Характерно, что прибытие Зоргера в лоно цивилизации усилило, так сказать, социализацию его отчужденности, обнажило национально-исторические корни последней, почти мифическим образом явило ему «причину его застылости: он сидел далеко-далеко, в задних низких пустых «залах континента» и в «ночь века», будучи одним из тех, кто присутствовал при этом, собираясь по крайней мере оплакать себя и себе подобных вместе с проклятым веком, но ему было отказано в этом, потому что «он сам виноват во всем». Да, он даже не был «жертвой» и потому не мог собраться вместе с другими жертвами этого века на Великую Жалобу, чтобы в упоении совместного страдания вновь обрести голос. Он… был потомком преступников и сам себя считал преступником, а тех, кто в этом веке совершал преступления против народов, – своими прямыми предками». Ведь не случайно в сознании Зоргера возникает мысль: «У меня больше нет отца», а вслед за этим он вспомнит собственного, оставшегося в Европе ребенка; не затем ли он и покинул когда-то страну, чтобы попытаться на себе оборвать связь с ненавистным прошлым, с войной, которая цепко держала его «в окружении» даже тогда, когда он был далеко от Европы, чтобы хотя бы его сын не ощущал себя тем, чем ощущает себя он, – «олицетворением отцов», «насильников-уродов», «вечно преданной копией мастеров культа смерти», воплощением нежити.
Д.В. Затонский констатирует, что у австрийских писателей социально-историческое, общественно значимое «проникало в самые личностные, самые интимные сферы отражаемого ими бытия» (7, 3–4). Здесь, на этом «отрекшемся от нации» побережье, конкретизируется желание дома – именно как дома родного, здесь к Зоргеру возвращается вкус к элементарным житейским радостям – от общения с соседями, от застолья, от созерцания детских игр. Но главное – возвращаются «чувство собственного лица» и жажда «собственных небольших пространств», которые были бы отмечены уже не только элементами ландшафта, но и деталями личного житейского опыта; пробуждаются ни с чем не сравнимые переживания «красоты порогов» и «крыши над головой», «упоительного удостоверения» себя и своей возможности «причаститься к человеческому миру». Важно, что в урбанистическом пейзаже он узнает знакомые по северу черты, а «лицо» северной реки вдруг всплывает в «драме» женского лица; иначе говоря, он устанавливает связи между отдельными отрезками общего пути («Каждое отдельное мгновение моей жизни соединяется с каждым другим…»), из исследователя ландшафтов превращается в «исследователя мирной жизни мира». Приходит окончательное решение «вернуться, но не только в какую-то страну, не только в какую-то определенную местность, а в родной дом», где, пожалуй, только и возможны «гармония, синтез и радость» и где, наверное, больнее, но и полнее, глубже переживаются трагизм и величие эпохи: «Мне нужно к своим, я хочу к себе подобным… И моя эра – сейчас; сейчас – Наша Эра. Так вот, я претендую на весь мир и этот век – ибо это мой мир и мой век».

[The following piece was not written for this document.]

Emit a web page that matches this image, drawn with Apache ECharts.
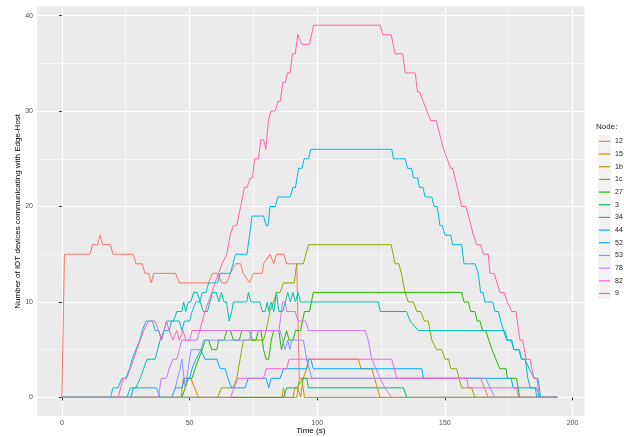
<!DOCTYPE html>
<html>
<head>
<meta charset="utf-8">
<script src="https://cdn.jsdelivr.net/npm/echarts@6/dist/echarts.min.js"></script>
<style>
html, body { margin: 0; padding: 0; background: #fff; }
#chart { width: 624px; height: 437px; }
</style>
</head>
<body>
<div id="chart"></div>
<script>
// node names, in legend order
var nodes = ['12', '15', '1b', '1c', '27', '3', '34', '44', '52', '53', '78', '82', '9'];

// [time (s), devices], one array per node
var node12 = [[0,0],[1,15],[11,15],[12,16],[14,16],[15,17],[16,16],[19,16],[20,15],[28,15],[29,14],[31.5,14],[32.5,13],[34,13],[35,12],[36,13],[44.5,13],[46,12],[57.5,12],[59,13],[61,13],[62.5,12],[64.5,12],[66,13],[68,14],[70,14],[71,13],[73.5,12],[75,13],[78.5,13],[79,14],[81.5,15],[83,14],[84,15],[87,15],[88,14],[92,14],[93,2],[164,2],[167,0],[194,0]];
var node15 = [[0,0],[46.7,0],[47.6,2],[50.5,2],[52,1],[53.5,0],[90.5,0],[91.3,1],[92.5,1],[93.5,0],[94.5,2],[95.9,3],[96.6,4],[116.1,4],[117.2,3],[121.4,3],[124.6,0],[194,0]];
var node1b = [[0,0],[86.2,0],[86.8,1],[87.5,0],[92,0],[93,2],[94,2],[95,0],[194,0]];
var node1c = [[0,0],[61,0],[62.5,1],[67,1],[68.5,2],[69.8,4],[71.1,6],[79,6],[80,7],[81.5,9],[82.9,10],[84.2,11],[85.5,11],[86.8,12],[91,12],[92,14],[94.6,14],[96.6,16],[129,16],[130.5,14],[132,14],[133,13],[134.4,11],[135.7,10],[137.7,10],[139,9],[140.5,9],[142,8],[143.5,8],[144.9,6],[146.8,5],[148.8,5],[150.1,4],[151.5,4],[152.3,3],[154.6,3],[156.6,1],[160.5,1],[161.8,0],[194,0]];
var node27 = [[0,0],[47,0],[48.3,1],[49.6,2],[51,2],[52.2,3],[53.5,4],[55,5],[56.1,6],[57.5,6],[58.7,5],[60.7,5],[61.4,6],[63.5,6],[64.6,7],[66,7],[67.2,6],[69.5,6],[70.5,7],[73.5,7],[74.5,6],[76,6],[77,7],[78,7],[79,5],[80,4],[81,4],[82,6],[83,7],[85,7],[86,5],[87,6],[88,7],[89,6],[90.5,6],[91.5,7],[93.5,7],[95,9],[97,9],[98.5,11],[156.6,11],[157.5,10],[159.2,10],[160.1,9],[161.8,9],[162.7,8],[163.8,8],[164.8,7],[166,7],[168.5,5],[171.5,3],[174,3],[174.5,2],[178.1,2],[179.3,0],[194,0]];
var node3 = [[0,0],[86.8,0],[88.1,1],[92,1],[94.6,2],[95.9,2],[96.6,1],[133.8,1],[135.1,0],[194,0]];
var node34 = [[0,0],[25.5,0],[26.8,1],[29,1],[30.7,2],[32,3],[33.3,4],[36.5,4],[37.5,5],[38.5,6],[40,7],[41,8],[43.7,8],[45,9],[47,9],[47.7,10],[48.5,9],[49.5,10],[50.5,10],[51.6,11],[53,11],[54.2,10],[55.4,9],[57,9],[58,10],[59,11],[60.5,11],[61.5,10],[62.5,11],[63.5,10],[64.5,10],[65.5,8],[66.5,9],[67.2,10],[72.4,10],[73.1,11],[74,10],[77.6,10],[78.5,9],[79.6,9],[80.5,10],[81,9],[82,10],[83,9],[84,11],[85,9],[86.5,9],[87.5,10],[88.5,11],[89.5,10],[90.5,11],[91.5,10],[92.5,11],[93.5,10],[124,10],[124.7,9],[135,9],[136.4,8],[139.6,7],[173.5,7],[174.5,6],[176,6],[177,5],[179,5],[180,4],[181.5,4],[182.5,2],[183.5,1],[186,1],[187,0],[194,0]];
var node44 = [[0,0],[19,0],[20,1],[22,1],[23.5,2],[25,2],[26.5,3],[27.5,4],[29,5],[30.5,6],[31.5,7],[33,8],[35.5,8],[36.5,7],[38,7],[39,6],[40,7],[42,7],[43,8],[46,8],[47,7],[48,8],[50,8],[51,9],[52.5,10],[54,10],[55,11],[56.5,11],[57.5,12],[61,12],[62,13],[66,13],[67,14],[68,15],[72.5,15],[73.5,17],[74.5,19],[79,19],[80,18],[80.8,18],[81.5,20],[83.6,20],[84.6,21],[89.4,21],[90.5,22],[91.5,22],[92.7,24],[94,24],[94.9,25],[96.6,25],[97.5,26],[129.2,26],[129.9,25],[134.5,25],[135.4,24],[137,24],[137.7,23],[139.3,23],[140.1,22],[141.4,22],[142.3,21],[144.9,21],[145.8,20],[147,20],[148.1,18],[149,18],[150.1,17],[152.3,17],[153.1,16],[156.6,16],[157.5,14],[161.8,14],[163.1,13],[164,11],[165,11],[165.7,10],[168.7,10],[169.7,9],[171,9],[171.9,8],[173,7],[174.2,6],[176.2,6],[177.1,5],[179.2,5],[180.1,4],[181.4,4],[183,3],[185,2],[186.5,2],[187.5,0],[194,0]];
var node52 = [[0,0],[27,0],[28,1],[37,1],[38.5,0],[43,0],[44.5,1],[47,1],[48,2],[50,2],[51,3],[52.5,4],[54.5,5],[56,4],[60.7,4],[62,3],[64,3],[65,2],[66.5,1],[71.8,1],[73,2],[80,2],[81,1],[82,2],[85.5,2],[86.8,3],[96,3],[96.6,4],[97.5,4],[98.5,3],[141,3],[141.6,2],[176,2],[176.8,1],[185.5,1],[186,0],[194,0]];
var node53 = [[0,0],[43,0],[44.4,1],[45.3,2],[46.3,3],[47,4],[48.3,1],[49.5,3],[50.5,5],[54.5,5],[55.5,6],[73.5,6],[74.5,7],[85.5,7],[86.5,6],[87.4,5],[88.5,6],[89.3,5],[90,6],[94.6,6],[95.9,4],[97.9,2],[166,2],[169.5,0],[194,0]];
var node78 = [[0,0],[37.8,0],[38.9,2],[41,2],[42,3],[43.5,4],[45,4],[46,5],[47,6],[53,6],[54,7],[85,7],[86.5,10],[87.5,10],[88,9],[91.4,9],[92.5,8],[95.5,8],[96.6,7],[118.8,7],[120,6],[121.4,4],[123,3],[124.7,2],[126.5,1],[129.2,0],[194,0]];
var node82 = [[0,0],[66,0],[67.5,1],[69,2],[79,2],[80,3],[88,3],[89,4],[129.2,4],[131.2,2],[158.6,2],[159.2,1],[178.1,1],[178.8,0],[194,0]];
var node9 = [[0,0],[22,0],[23,1],[24,2],[25.4,2],[26.8,3],[28.1,4],[29.4,5],[30.7,6],[32,7],[34,8],[36.5,8],[37.8,7],[39,6],[40,7],[41,8],[42,7],[43.5,6],[45,7],[46,6],[47.5,7],[48.5,6],[50,6],[51,7],[54,7],[55,8],[56,9],[57.4,10],[58.7,11],[60,12],[61.4,13],[62.7,14],[64.6,15],[65.9,17],[67.2,18],[68.5,18],[70,20],[71.5,22],[72.5,22],[73.8,23],[74.7,23],[75.5,25],[77,25],[77.9,27],[79,27],[79.9,26],[80.9,29],[81.9,30],[83.6,30],[84.6,31],[85.5,31],[86.6,33],[87.5,33],[88.4,34],[89.4,34],[90.3,36],[91.4,36],[92.4,38],[93.1,38],[94,37],[97,37],[98.6,39],[124.7,39],[125.7,38],[129,38],[130.5,36],[133.5,36],[134.5,34],[138.4,34],[139.3,32],[140.1,32],[143,30],[143.6,30],[144.5,29],[146.6,29],[149.5,26],[150.1,26],[152.3,24],[153.1,24],[156.6,20],[158.3,20],[161.2,17],[162.5,16],[164,16],[165.1,15],[167,15],[167.7,13],[169.3,13],[171.6,11],[173.2,11],[174.5,10],[176.2,9],[177.9,9],[179.4,6],[180.5,6],[181.8,4],[183.4,4],[184.9,2],[186,2],[187.3,0],[194,0]];

var nodeData = [node12, node15, node1b, node1c, node27, node3, node34, node44, node52, node53, node78, node82, node9];

// tick labels
var xTicks = [0, 50, 100, 150, 200];
var xMinor = [25, 75, 125, 175];
var yTicks = [0, 10, 20, 30, 40];
var yMinor = [5, 15, 25, 35];

// ggplot hue palette for 13 groups
var colors = ['#F8766D','#E18A00','#BE9C00','#8CAB00','#24B700','#00BE70','#00C1AB','#00BBDA','#00ACFC','#8B93FF','#D575FE','#F962DD','#FF65AC'];

var myChart = echarts.init(document.getElementById('chart'));

var series = [];
for (var i = 0; i < nodes.length; i++) {
	series.push({
		name: nodes[i],
		type: 'line',
		data: nodeData[i],
		symbol: 'none',
		lineStyle: { width: 1, color: colors[i] },
		itemStyle: { color: colors[i] },
		xAxisIndex: 0,
		yAxisIndex: 0
	});
}

var tickLabel = { fontFamily: 'Liberation Sans', fontSize: 7, color: '#4D4D4D' };

option = {
	animation: false,
	textStyle: { fontFamily: 'Liberation Sans' },
	grid: {
		left: 37, right: 39.4, top: 6.6, bottom: 21,
		outerBoundsMode: 'none',
		show: true, backgroundColor: '#EBEBEB', borderWidth: 0
	},
	title: {
		text: 'Node:',
		left: 596, top: 123, padding: 0,
		textStyle: { fontSize: 8, fontWeight: 'normal', color: '#1A1A1A', fontFamily: 'Liberation Sans' }
	},
	legend: {
		data: nodes,
		orient: 'vertical',
		left: 599, top: 135, padding: 0,
		width: 25,
		icon: 'rect',
		itemWidth: 11, itemHeight: 1.2, itemGap: 0,
		textStyle: { fontSize: 7, lineHeight: 12.68, color: '#1A1A1A', fontFamily: 'Liberation Sans', overflow: 'none' },
		selectedMode: false
	},
	graphic: [{
		type: 'rect', left: 598, top: 135, z: -1,
		shape: { width: 13, height: 164 },
		style: { fill: '#F2F2F2' }
	}],
	xAxis: [{
		type: 'value', min: -9.75, max: 204.75,
		name: 'Time (s)', nameLocation: 'middle', nameGap: 11, nameMoveOverlap: false,
		nameTextStyle: { fontSize: 8, color: '#000', fontFamily: 'Liberation Sans' },
		axisLine: { show: false },
		axisTick: { show: true, length: 3, lineStyle: { color: '#333' }, customValues: xTicks },
		axisLabel: Object.assign({ margin: 4, customValues: xTicks }, tickLabel),
		splitLine: { show: true, lineStyle: { color: '#fff', width: 1.1 } }
	}, {
		type: 'value', min: -9.75, max: 204.75, gridIndex: 0,
		axisLine: { show: false },
		axisTick: { show: false, customValues: xMinor },
		axisLabel: { show: false, customValues: xMinor },
		splitLine: { show: true, lineStyle: { color: '#fff', width: 0.55 } }
	}],
	yAxis: [{
		type: 'value', min: -1.95, max: 40.95,
		name: 'Number of IOT devices communicating with Edge-Host',
		nameLocation: 'middle', nameGap: 15, nameMoveOverlap: false,
		nameTextStyle: { fontSize: 8, color: '#000', fontFamily: 'Liberation Sans' },
		axisLine: { show: false },
		axisTick: { show: true, length: 3, lineStyle: { color: '#333' }, customValues: yTicks },
		axisLabel: Object.assign({ margin: 4, customValues: yTicks }, tickLabel),
		splitLine: { show: true, lineStyle: { color: '#fff', width: 1.1 } }
	}, {
		type: 'value', min: -1.95, max: 40.95, gridIndex: 0,
		axisLine: { show: false },
		axisTick: { show: false, customValues: yMinor },
		axisLabel: { show: false, customValues: yMinor },
		splitLine: { show: true, lineStyle: { color: '#fff', width: 0.55 } }
	}],
	series: series
};

myChart.setOption(option);
</script>
</body>
</html>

Наконец, состоится возвращение из Америки в Европу, хотя оно дискретно, тоже распадется на отрезки, ознаменованные дальнейшим уяснением связей между собой и своими живыми и умершими, единением с историей, момент которого осознается Зоргером как «законодательный» и «исторический». Теперь история предстает перед ним не только как последовательность злодеяний, но и как «миросозидающая форма», обязывающая человека к участию, вмешательству, ответственности. «Я только что впервые увидел мой век при свете дня, открытым другим событиям, и я согласился жить теперь. Я даже был рад быть современником вас, современников, и земным среди земных: и во мне поднялось… высокое чувство – не моего, но человеческого бессмертия. И я верю этому мгновению: я записываю его, и оно должно быть для меня моим законом (курсив автора. – Е.Л.)… никогда больше не буду один. Да будет так».
Библейская аллюзия прозрачна: Зоргер, подобно всякому мыслящему человеку, заново творит для себя мир, сотворенный Богом для всех, обретает сознание того, что все – во всем, что в простой царапине на столе повторяются «параметры внешнего облика земли», что смысл есть даже в отсутствии видимого смысла, ибо так появляется стимул к его отысканию. Фрагментарность, расщепленность в восприятии мира сменяется целостностью, случайность – закономерностью и упорядоченностью, искусственность – естественностью, ощущение чисто внешних «сцеплений» явлений и предметов уступает место пониманию глубинной связи всех процессов.